Monday, Nov. 01, 1926

Trends

Mohammed in London. A Moslem mosque, the first in the British Isles, other than two temporary temples, has been dedicated in the London suburb of Southfields. The opening ceremony was performed by Emir Feisal, King of Iraq, third son of the King of the Hedjaz. Mohammedan worshipers in England are a small but steadily growing body. Rowland George Allanson Allanson-Winn, Fifth Baron Headley, is a leader of the British activities of the sect.

Lutherans. Dethroned by Presbyterians from their onetime third rank in number of U. S. Protestants, Lutherans plan to count hereafter communicants rather than confirmed members, as a fair and more impressive test of strength. Thus was cut a particularly tight Gordian knot, at the biennial convention of this faith, at Richmond, Va.

"Here we are quibbling over a miserable two or three dollars," cried Dr. Lewis C. Menger, taking up the budget, "when we spend millions every years for tobacco, autos and hops." A 10% increase of budget was voted amid cheers. Other pronouncements: "The Federated Council of Churches of Christ in America appears to go far in attempting in the name of Protestantism what it condemns in Romanism"; Japan, in spite of seeming progress, is "idolatrous, superstitious, immoral."

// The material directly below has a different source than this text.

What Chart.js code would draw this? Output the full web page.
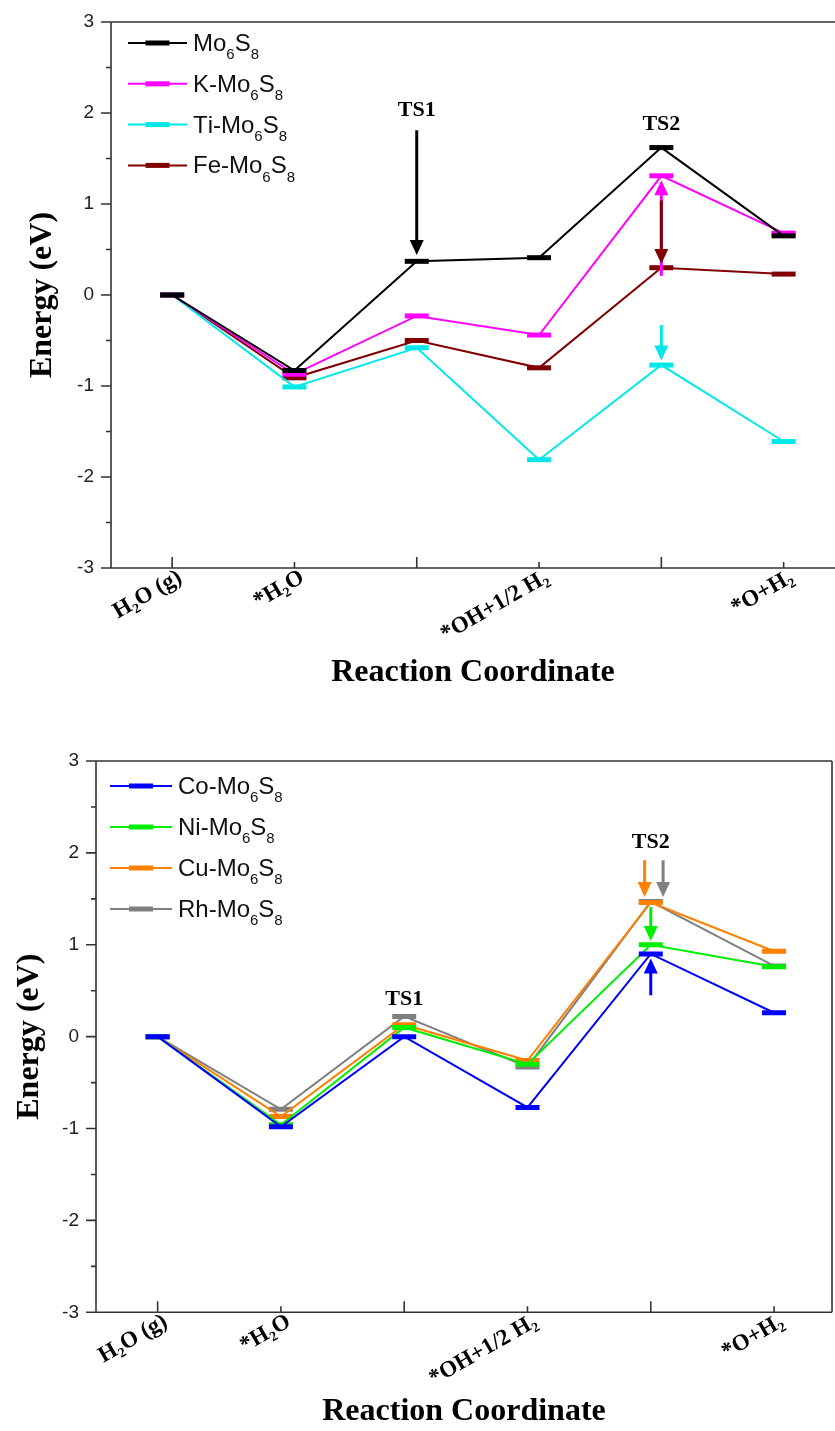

"Y" Expelled. The Soviet government (U.S.S.R.) expelled last week from its domain, at 24-hour notice, H. D. Anderson, Y.M.C.A. secretary in Moscow, and confiscated all "Y" property there. Secretary Anderson had been engaged in physical education, following express invitation of the U.S.S.R. "Y" leaders in Manhattan see in his departure "the complete expulsion" of their work from the Soviet field.

Nun. Moved by religious vision at the Eucharistic Congress in Chicago (TIME, June 28), Miss Marie A. Easby-Smith, 35, woman lawyer of Washington, D. C., renounced last week her profession and the world, to enter a Maryland convent. Miss Easby-Smith's priest advised her against the step, but she said to her father, simply: "I am going."